②接下来,调用atomic.AddInt32方法将rw.readerCount置为负数,这个操作会阻塞后续的读操作,同时,rw.readerCount之前的数值保存在了临时变量r中。
③上写锁时,如果还有正在进行的读操作,需要等待它们完成,这就是第三步在做的,r≠0,这代表还有正在进行的读操作,atomic.AddInt32(&rw.readerWait, r) != 0 这一步操作和判断与读锁的慢解锁有关,在读锁解锁时,如果此时写锁已经执行了②,那么就会进入读锁的慢解锁,每一个读锁的慢解锁会rw.readerWait对进行-1操作,直到当读锁慢解锁次数与r刚好相等时(也就是写锁上锁时正在进行读操作的g数量),rw.readerWait为0,此时执行该慢解锁的g会负责唤醒在③中阻塞住的上写锁的g。
解写锁/src/sync/rwmutex.go:190:
// Unlock unlocks rw for writing. It is a run-time error if rw is
// not locked for writing on entry to Unlock.
//
// As with Mutexes, a locked RWMutex is not associated with a particular
// goroutine.
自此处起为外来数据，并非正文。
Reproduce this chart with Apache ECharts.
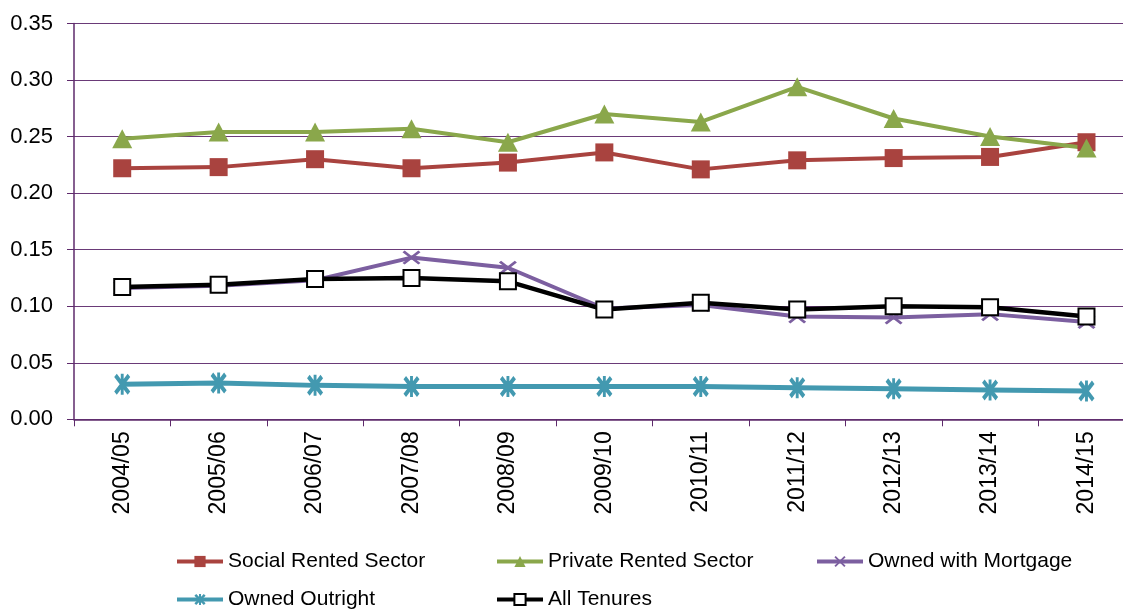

One goroutine may RLock (Lock) a RWMutex and then
// arrange for another goroutine to RUnlock (Unlock) it.
func (rw *RWMutex) Unlock() {
...
// Announce to readers there is no active writer.
r := atomic.AddInt32(&rw.readerCount, rwmutexMaxReaders)
if r >= rwmutexMaxReaders {
race.Enable()
throw("sync: Unlock of unlocked RWMutex")
}
// Unblock blocked readers, if any.
for i := 0; i < int(r); i++ {
runtime_Semrelease(&rw.readerSem, false, 0)
}
// Allow other writers to proceed.
rw.w.Unlock()
...
}
①第一步就是把之前减去的值给加回来,如果加完之后的值超过了最大值,代表发生了错误
②释放对应次数的信号量,唤醒在写锁持续期间阻塞的上读锁的g
③解开互斥锁
看起来一切都很简单,来看看读锁吧:
上读锁/src/sync/rwmutex.go:56:
func (rw *RWMutex) RLock() {
...
if atomic.AddInt32(&rw.readerCount, 1) < 0 {
// A writer is pending, wait for it.
runtime_SemacquireMutex(&rw.readerSem, false, 0)
}
...
}
去除竞态相关代码后,其实真正核心的代码也就这一小部分,使用atomic.AddInt32使得readerCount+1,如果返回值是负数,代表此时有g获取了写锁,那么就调用runtime_SemacquireMutex陷入休眠等待唤醒。
解读锁/src/sync/rwmutex.go:56:
// RUnlock undoes a single RLock call;
// it does not affect other simultaneous readers.
// It is a run-time error if rw is not locked for reading
// on entry to RUnlock.
func (rw *RWMutex) RUnlock() {
...
if r := atomic.AddInt32(&rw.readerCount, -1); r < 0 {
// Outlined slow-path to allow the fast-path to be inlined
rw.rUnlockSlow(r)
}
...
}
对rw.readerCount进行-1操作,如果-1后的值小于0,代表着此时有g正在上写锁,此时就需要进入慢解锁
func (rw *RWMutex) rUnlockSlow(r int32) {
if r+1 == 0 || r+1 == -rwmutexMaxReaders {
// 未调用上读锁就调用了解读锁
race.Enable()
throw("sync: RUnlock of unlocked RWMutex")
}
// A writer is pending.
if atomic.AddInt32(&rw.readerWait, -1) == 0 {
// The last reader unblocks the writer.
runtime_Semrelease(&rw.writerSem, false, 1)
}
}
慢解锁要做的事情就是对rw.readerWait进行-1操作,如果-1后为0,代表当前g是最后一个在上写锁期间需要等待的解读锁,那么当前g需要唤醒睡眠中的上写锁的g。